The F-16 and other jet fighters she said have a supply of spare engines sufficient to meet their wartime needs and “almost always have an operable engine.” The 65th’s F-35s will presumably have older engines, bringing into question the squadron’s ability to consistently put metal in the sky. Even if it can, the cost of doing so remains an issue.

According to Col Mills, the 65th’s overall budget will be “similar” to other aggressor squadrons. He points out that the hours flown by any USAF fighter squadron per year are centrally managed by ACC. “The 65th AGRS will execute the same number of flying hours as similarly tasked squadrons,” Mills says.

If it does, the money will have to come from somewhere in the ACC budget, likely shorting other operational activity. It’s a tradeoff the Air Force appears dead-set on accepting - more money for fewer, arguably higher quality, aggressors - without explaining its logic.

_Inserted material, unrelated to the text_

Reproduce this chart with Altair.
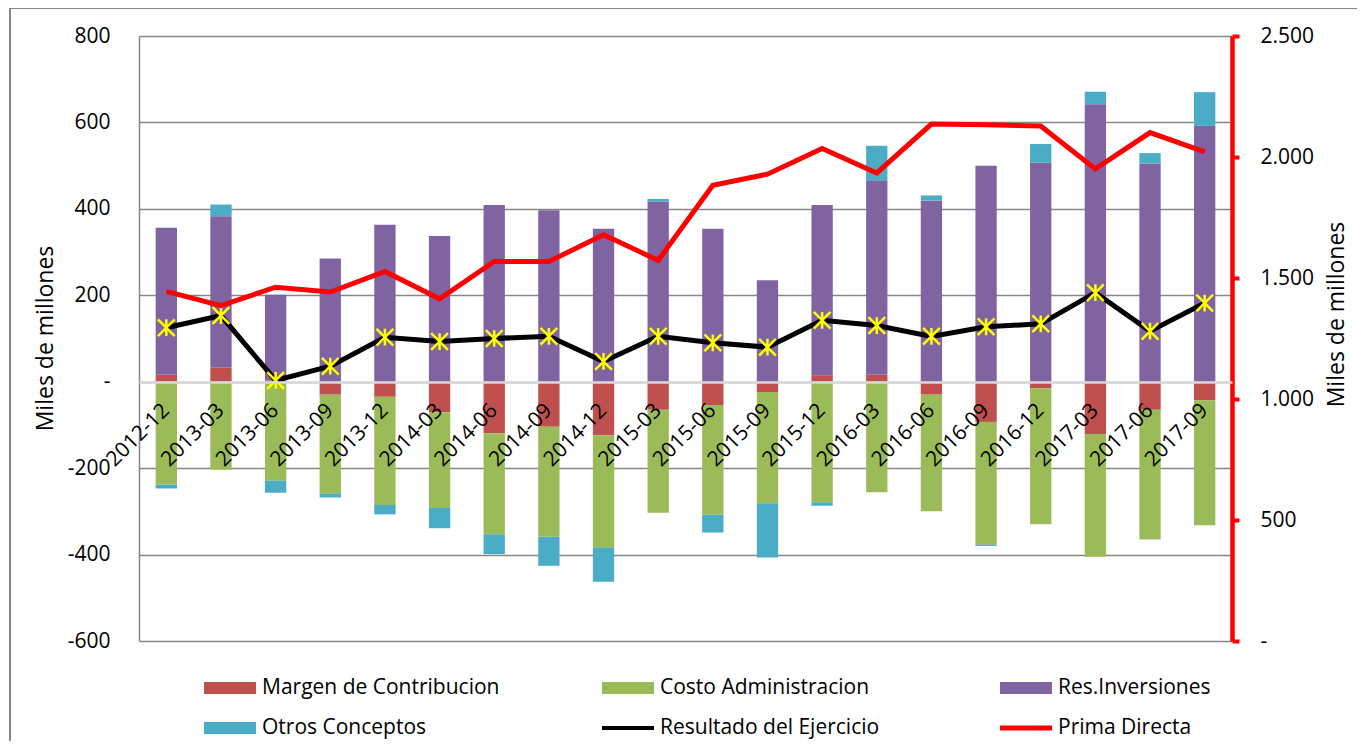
import altair as alt
import pandas as pd

periods = ["2012-12", "2013-03", "2013-06", "2013-09", "2013-12", "2014-03", "2014-06",
           "2014-09", "2014-12", "2015-03", "2015-06", "2015-09", "2015-12", "2016-03",
           "2016-06", "2016-09", "2016-12", "2017-03", "2017-06", "2017-09"]
margen = [16, 33, 3, -30, -35, -71, -119, -104, -124, -65, -54, -24, 15, 16, -30, -93, -15, -121, -65, -43]
costo = [-238, -204, -229, -229, -250, -221, -234, -255, -260, -238, -254, -257, -279, -256, -270, -284, -315, -284, -300, -289]
res_inv = [340, 350, 198, 285, 363, 337, 409, 397, 354, 417, 354, 235, 394, 450, 419, 500, 507, 642, 505, 592]
otros = [-9, 27, -28, -9, -22, -47, -46, -67, -79, 6, -41, -126, -8, 80, 12, -3, 43, 29, 24, 78]
resultado = [125, 153, 3, 36, 103, 93, 100, 105, 47, 105, 90, 80, 142, 130, 105, 127, 134, 206, 117, 182]
prima = [1445, 1386, 1462, 1442, 1527, 1414, 1568, 1568, 1679, 1573, 1883, 1929, 2035, 1934, 2136, 2133, 2128, 1951, 2101, 2021]

series_names = ["Margen de Contribucion", "Costo Administracion", "Res.Inversiones",
                "Otros Conceptos", "Resultado del Ejercicio", "Prima Directa"]
series_colors = ["#C0504D", "#9BBB59", "#8064A2", "#4BACC6", "#000000", "#FF0000"]
left_ticks = [-600, -400, -200, 0, 200, 400, 600, 800]
right_ticks = [0, 500, 1000, 1500, 2000, 2500]

rows = []
for i, p in enumerate(periods):
    for k, (name, vals) in enumerate(zip(series_names[:4], [margen, costo, res_inv, otros])):
        rows.append({"periodo": p, "serie": name, "valor": vals[i], "orden": k})
bars_df = pd.DataFrame(rows)
lines_df = pd.DataFrame({"periodo": periods, "resultado": resultado, "prima": prima})

FONT = "Open Sans"
W, H = 1093, 605
GRID = "#868686"

x_enc = alt.X(
    "periodo:N", sort=periods,
    scale=alt.Scale(paddingInner=0.61, paddingOuter=0.305),
    axis=alt.Axis(title=None, orient="bottom", offset=-259, labelAngle=315,
                  labelAlign="right", labelBaseline="middle", labelPadding=25,
                  ticks=False, domainColor="#d9d9d9", domainWidth=2.5,
                  labelFont=FONT, labelFontSize=21, labelColor="black",
                  labelOverlap=False, grid=False, zindex=1),
)

legend = alt.Legend(
    title=None, orient="none", legendX=65, legendY=626, columns=3, direction="horizontal",
    columnPadding=102, rowPadding=4, gridAlign="all", padding=0,
    symbolType={"expr": "datum.value == 'Resultado del Ejercicio' ? 'M-1,-0.08H1V0.08H-1Z' : "
                        "(datum.value == 'Prima Directa' ? 'M-1,-0.1H1V0.1H-1Z' : 'M-1,-0.23H1V0.23H-1Z')"},
    symbolSize=2704, symbolStrokeWidth=0, labelFont=FONT, labelFontSize=21,
    labelColor="black", labelOffset=6, labelLimit=400,
)

left_scale = alt.Scale(domain=[-600, 800], nice=False, zero=False)

left_axis = alt.Axis(orient="left", title="Miles de millones", values=left_ticks,
                     labelExpr="datum.value == 0 ? '-' : '' + datum.value",
                     ticks=False, labelPadding=29, domainColor=GRID, domainWidth=1.5,
                     gridColor=GRID, gridWidth=1.5, grid=True,
                     labelFont=FONT, labelFontSize=21, labelColor="black",
                     titleFont=FONT, titleFontSize=23, titleFontWeight="normal",
                     titleColor="black", titleX=-94, titleY=302,
                     titleAlign="center", titleBaseline="middle")

frame = alt.Chart(pd.DataFrame({"k": [0]})).mark_rect(
    fill="transparent", stroke=GRID, strokeWidth=2
).encode(
    x=alt.value(-129), x2=alt.value(1400), y=alt.value(-28), y2=alt.value(900)
)

bars = alt.Chart(bars_df).mark_bar().encode(
    x=x_enc,
    y=alt.Y("valor:Q", stack="zero", scale=left_scale, axis=left_axis),
    color=alt.Color("serie:N", scale=alt.Scale(domain=series_names, range=series_colors),
                    legend=legend),
    order=alt.Order("orden:Q", sort="ascending"),
)

res_line = alt.Chart(lines_df).mark_line(color="black", strokeWidth=5).encode(
    x=x_enc,
    y=alt.Y("resultado:Q", scale=left_scale, axis=left_axis),
)
res_points = alt.Chart(lines_df).mark_point(
    shape="M-1,-1L1,1M-1,1L1,-1M0,-1L0,1", size=280, strokeWidth=2.5,
    color="#FFFF00", filled=False, opacity=1,
).encode(
    x=x_enc,
    y=alt.Y("resultado:Q", scale=left_scale, axis=left_axis),
)

prima_line = alt.Chart(lines_df).mark_line(color="#FF0000", strokeWidth=5).encode(
    x=x_enc,
    y=alt.Y("prima:Q", scale=alt.Scale(domain=[0, 2500], nice=False),
            axis=alt.Axis(orient="right", title="Miles de millones", values=right_ticks,
                          labelExpr="datum.value == 0 ? '-' : replace(format(datum.value, ','), ',', '.')",
                          domainColor="#FF0000", domainWidth=4.5,
                          tickColor="#FF0000", tickWidth=4, tickSize=7, labelPadding=21,
                          grid=False, labelFont=FONT, labelFontSize=21, labelColor="black",
                          titleFont=FONT, titleFontSize=23, titleFontWeight="normal",
                          titleColor="black", titleAngle=270, titleX=104, titleY=278,
                          titleAlign="center", titleBaseline="middle")),
)

left = alt.layer(frame, bars, res_line, res_points)
chart = alt.layer(left, prima_line).resolve_scale(y="independent").properties(
    width=W, height=H,
    autosize=alt.AutoSizeParams(type="none"),
    padding={"left": 131, "top": 28, "right": 125, "bottom": 100},
).configure(background="white", view=alt.ViewConfig(stroke="transparent"))

chart.save("out.html", embed_options={"renderer": "svg", "actions": False})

But truly replicating the Chinese (or Russian) threat is as much a matter of simulating the large numbers of aircraft they will field as well as the character of the 5th gen airplanes/pilots they will commit to combat. With the departure of contract AdAir from Nellis, there will simply be fewer “bad guy” aircraft for the “good guys” to fight against. As Colonel Mills said himself, “Capacity is a strength all its own.”

That’s why observers in the AdAir business suspect that a private adversary provider with 4th generation fighters will ultimately return to Nellis in two to three years time.

The real Red Tax may be the diminished opportunity for Air Force (or Navy, Marine, Allied) pilots to train against qualified aggressor pilots and aircraft until the red air capacity that has been lost at Nellis is replaced.